Have a fleet of several hundred servers and 1900 workstations (users do not have admin and software controlled via patch management and managed installs) and windows doesn’t “just corrupt itself”.

Problems are down to (normally)

  • broken hardware or good hardware being run out of spec without sufficient stability testing
  • power issues causing filesystem damage or poor power delivery to critical system components
  • bad driver (normally display drivers)
  • bad software install
  • malware

I hate windows as much as the next guy, but windows itself is actually pretty solid since Windows NT.

The problem is being disciplined enough to

  • not run hardware out of spec
  • not buy cheap shitty hardware that comes with cheap shitty drivers / do not run bleeding edge non-certified versions of drivers
  • while we’re at it - don’t run bleeding edge brand new hardware with teething issues
  • put your machine on a UPS/power filter and a quality power supply
  • not install random shitware you don’t need from random third parties.
2 Likes

I’m overclocking my memory, so what I’m doing is running good hardware out of spec. The problem isn’t crashing, I expect it to crash, it’s the system breaking itself when it crashes. Windows wouldn’t corrupt itself if it wasn’t constantly writing to system files, which begs the question why it is constantly writing to system files.
If I start software A, load file 1, and software A crashes, file 1 should be untouched save if the crash occured during a write, and I can try again as many times as I need to. For some reason Windows constantly writes to its own binaries, inevitably corrupting the system when a crash occurs. If I get a crash on Linux, only the files I’m actively writing to will get corrupted. This is why we have journaled file systems (with redundant journals, of course, otherwise they too would be getting corrupted). I’m on a CoW file system, which is even more robust (I’ve never broken a file even by crashing while writing to it, I just get the old version of it instead). Windows really ought to be equally robust (or preferably more so, given how it’s supposed to be for consumers and consumers will do stupid things, like my overclocking misadventures), but it just isn’t.
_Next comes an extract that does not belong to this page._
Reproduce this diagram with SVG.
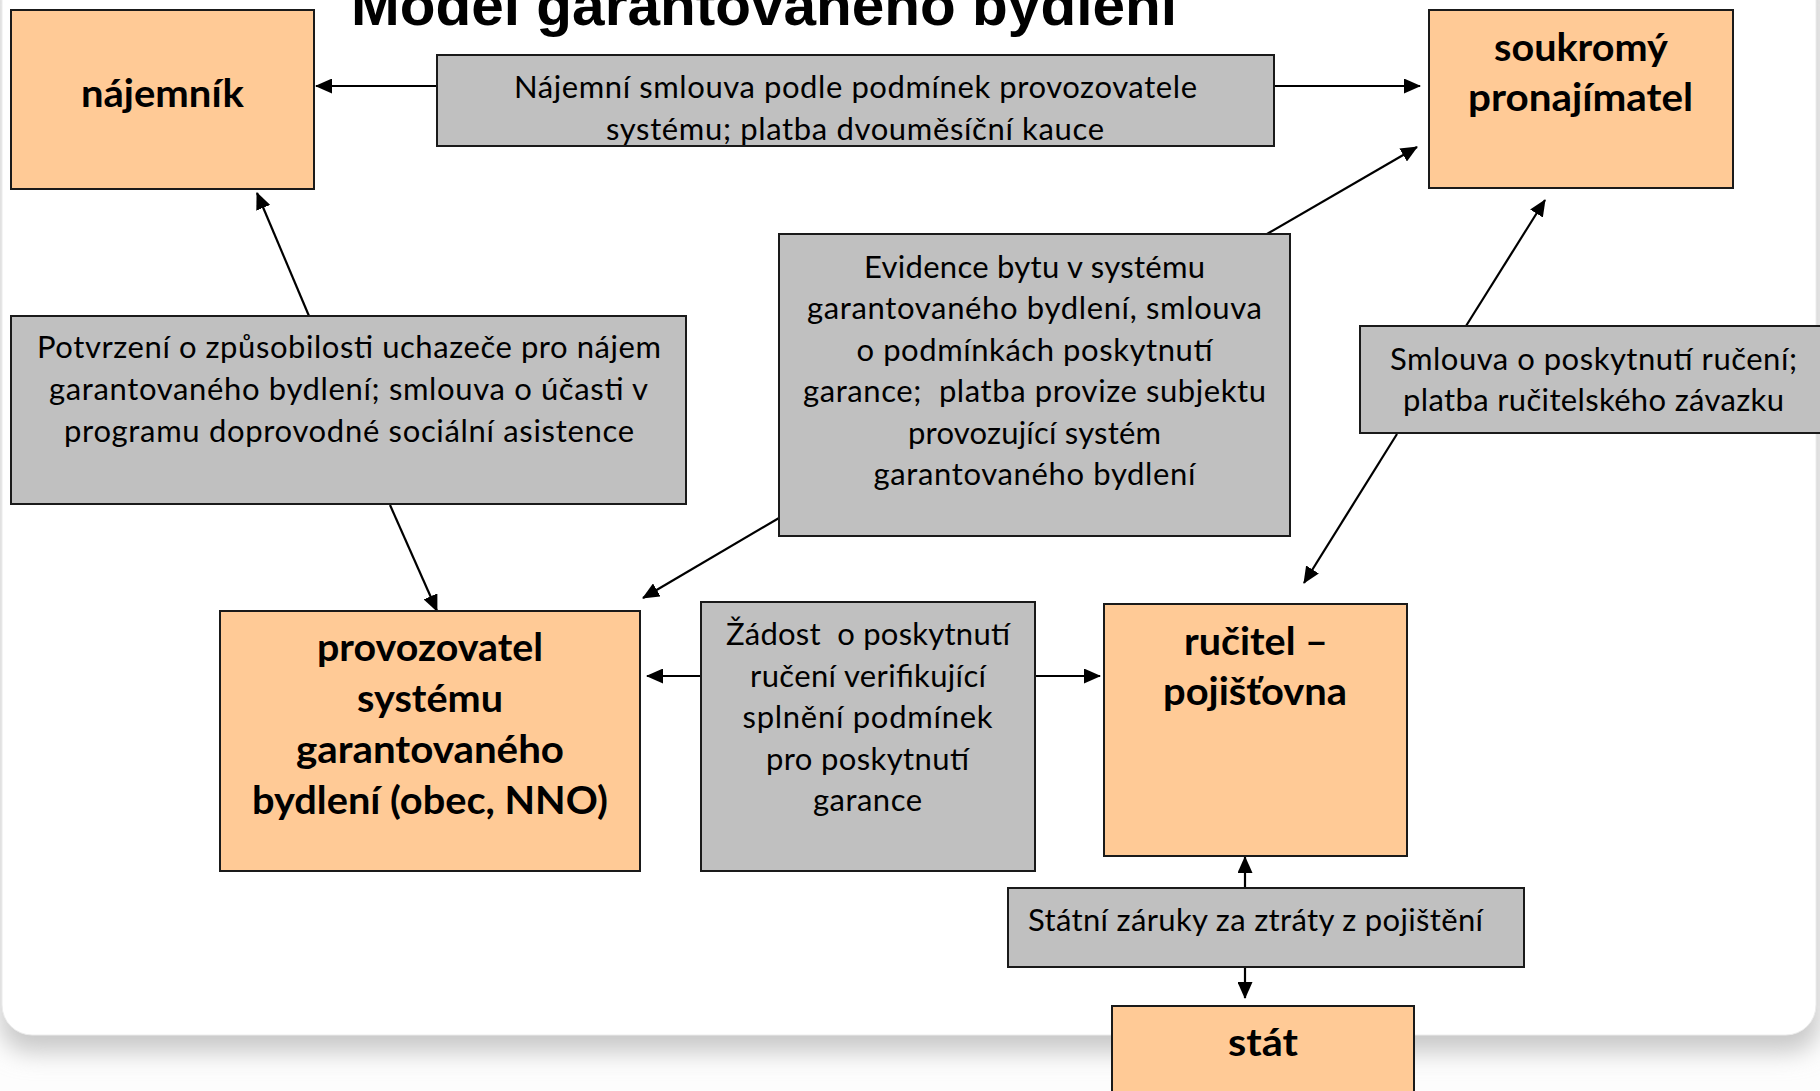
<svg xmlns="http://www.w3.org/2000/svg" width="1820" height="1091" viewBox="0 0 1820 1091">
<style>
.node{fill:#FFCA96;stroke:#1a1a1a;stroke-width:2}
.lbl{fill:#C0C0C0;stroke:#1a1a1a;stroke-width:2}
.bt{font-family:Lato,"Open Sans","Liberation Sans",sans-serif;font-weight:700;font-size:39px;fill:#000}
.gt{font-family:Lato,"Open Sans","Liberation Sans",sans-serif;font-weight:400;font-size:31px;fill:#000}
.title{font-family:"Liberation Sans",Arial,sans-serif;font-weight:700;font-size:58px;fill:#000}
.con{stroke:#000;stroke-width:2.2;fill:none;marker-end:url(#ah)}
</style>
<defs>
<marker id="ah" markerWidth="17" markerHeight="15" refX="16" refY="7.5" orient="auto" markerUnits="userSpaceOnUse">
<path d="M0,0 L17,7.5 L0,15 z" fill="#000"/>
</marker>
<filter id="sh" x="-5%" y="-5%" width="110%" height="115%">
<feGaussianBlur stdDeviation="12"/>
</filter>
</defs>
<rect x="0" y="0" width="1820" height="1091" fill="#fdfdfd"/>
<rect x="0" y="-40" width="1820" height="1092" rx="30" fill="#c8c8c8" filter="url(#sh)"/>
<rect x="2" y="-40" width="1814" height="1075" rx="30" fill="#ffffff" stroke="#ececec" stroke-width="1"/>
<text class="title" x="351" y="25" textLength="826" lengthAdjust="spacingAndGlyphs">Model garantovaného bydlení</text>

<g id="connectors">
<line class="con" x1="437" y1="86" x2="316" y2="86"/>
<line class="con" x1="1274" y1="86" x2="1420" y2="86"/>
<line class="con" x1="1267" y1="234" x2="1417" y2="147"/>
<line class="con" x1="779" y1="518" x2="643" y2="598"/>
<line class="con" x1="309" y1="316" x2="257" y2="193"/>
<line class="con" x1="390" y1="505" x2="437" y2="611"/>
<line class="con" x1="1466" y1="326" x2="1545" y2="200"/>
<line class="con" x1="1397" y1="434" x2="1304" y2="583"/>
<line class="con" x1="701" y1="676" x2="647" y2="676"/>
<line class="con" x1="1035" y1="676" x2="1100" y2="676"/>
<line class="con" x1="1245" y1="888" x2="1245" y2="857"/>
<line class="con" x1="1245" y1="967" x2="1245" y2="998"/>
</g>

<g id="najemnik">
<rect class="node" x="11" y="10" width="303" height="179"/>
<text class="bt" x="81" y="107" textLength="163" lengthAdjust="spacingAndGlyphs">nájemník</text>
</g>

<g id="pronajimatel">
<rect class="node" x="1429" y="10" width="304" height="178"/>
<text class="bt" x="1494" y="61" textLength="174" lengthAdjust="spacingAndGlyphs">soukromý</text>
<text class="bt" x="1468" y="111" textLength="225" lengthAdjust="spacingAndGlyphs">pronajímatel</text>
</g>

<g id="najemni-smlouva">
<rect class="lbl" x="437" y="55" width="837" height="91"/>
<text class="gt" x="514" y="98" textLength="683" lengthAdjust="spacing">Nájemní smlouva podle podmínek provozovatele</text>
<text class="gt" x="606" y="140" textLength="498" lengthAdjust="spacing">systému; platba dvouměsíční kauce</text>
</g>

<g id="evidence">
<rect class="lbl" x="779" y="234" width="511" height="302"/>
<text class="gt" x="864" y="278" textLength="341" lengthAdjust="spacing">Evidence bytu v systému</text>
<text class="gt" x="807" y="319.4" textLength="455" lengthAdjust="spacing">garantovaného bydlení, smlouva</text>
<text class="gt" x="856.5" y="360.8" textLength="356" lengthAdjust="spacing">o podmínkách poskytnutí</text>
<text class="gt" x="803" y="402.2" textLength="463" lengthAdjust="spacing" xml:space="preserve">garance;  platba provize subjektu</text>
<text class="gt" x="908" y="443.6" textLength="253" lengthAdjust="spacing">provozující systém</text>
<text class="gt" x="873.5" y="485" textLength="322" lengthAdjust="spacing">garantovaného bydlení</text>
</g>

<g id="potvrzeni">
<rect class="lbl" x="11" y="316" width="675" height="188"/>
<text class="gt" x="37" y="358" textLength="624" lengthAdjust="spacing">Potvrzení o způsobilosti uchazeče pro nájem</text>
<text class="gt" x="49" y="400" textLength="599" lengthAdjust="spacing">garantovaného bydlení; smlouva o účasti v</text>
<text class="gt" x="64" y="442" textLength="570" lengthAdjust="spacing">programu doprovodné sociální asistence</text>
</g>

<g id="smlouva-ruceni">
<rect class="lbl" x="1360" y="326" width="470" height="107"/>
<text class="gt" x="1390" y="370" textLength="407" lengthAdjust="spacing">Smlouva o poskytnutí ručení;</text>
<text class="gt" x="1403" y="411" textLength="381" lengthAdjust="spacing">platba ručitelského závazku</text>
</g>

<g id="provozovatel">
<rect class="node" x="220" y="611" width="420" height="260"/>
<text class="bt" x="317" y="661" textLength="226" lengthAdjust="spacingAndGlyphs">provozovatel</text>
<text class="bt" x="357" y="712" textLength="146" lengthAdjust="spacingAndGlyphs">systému</text>
<text class="bt" x="296" y="763" textLength="268" lengthAdjust="spacingAndGlyphs">garantovaného</text>
<text class="bt" x="252" y="814" textLength="356" lengthAdjust="spacingAndGlyphs">bydlení (obec, NNO)</text>
</g>

<g id="zadost">
<rect class="lbl" x="701" y="602" width="334" height="269"/>
<text class="gt" x="726" y="645" textLength="284" lengthAdjust="spacing" xml:space="preserve">Žádost  o poskytnutí</text>
<text class="gt" x="750" y="686.5" textLength="236" lengthAdjust="spacing">ručení verifikující</text>
<text class="gt" x="742.5" y="728" textLength="250" lengthAdjust="spacing">splnění podmínek</text>
<text class="gt" x="766" y="769.5" textLength="203" lengthAdjust="spacing">pro poskytnutí</text>
<text class="gt" x="813" y="811" textLength="109" lengthAdjust="spacing">garance</text>
</g>

<g id="rucitel">
<rect class="node" x="1104" y="604" width="303" height="252"/>
<text class="bt" x="1184" y="655" textLength="144" lengthAdjust="spacingAndGlyphs">ručitel –</text>
<text class="bt" x="1163" y="705" textLength="184" lengthAdjust="spacingAndGlyphs">pojišťovna</text>
</g>

<g id="statni-zaruky">
<rect class="lbl" x="1008" y="888" width="516" height="79"/>
<text class="gt" x="1028" y="931" textLength="455" lengthAdjust="spacing">Státní záruky za ztráty z pojištění</text>
</g>

<g id="stat">
<rect class="node" x="1112" y="1006" width="302" height="100"/>
<text class="bt" x="1228" y="1056" textLength="70" lengthAdjust="spacingAndGlyphs">stát</text>
</g>
</svg>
And it’s not a matter of hating windows. I don’t. I’m just forced to use it, and find it really far inferior to macOS or Linux.

Many of us are in that boat. Home system is Linux, work systems are Windows. Windows could be soooooooooo much better if they took all the telemetry crap out and stopped focusing on changing international standards for their OS only. The constant changes, forced updates with unnecessary and non-removable “features.”

Or maybe system admins are yet to realize the full potential of using an Xbox in a Win 10 Enterprise environment.

image

1 Like

Yes, and DISM / SFC fixes most of the issues caused by the above.

Years 'n years ago I had a power supply that after a thunderstorm (or just age) couldn’t boot four hard drives any longer, only three. Took me some time to figure that one out.

Life hack, build your computers during the summer. Computers that are sufficiently cooled during the winter might not be during the warmer months. (Here we send a thought to a guy I knew who had to put a semi industrial fan blowing into his computer a hot summer living in Los Angeles.)

1 Like

One of the best advice for PC builders!

I learned it the hard way after not have built a PC for 20yrs. The harshness was also complicated by AMD Ryzen which disrupted the conventional way of boosting frequency, and excellence in binning their chips. The better vendors able to bin their silicon, the worse life is for overclockers.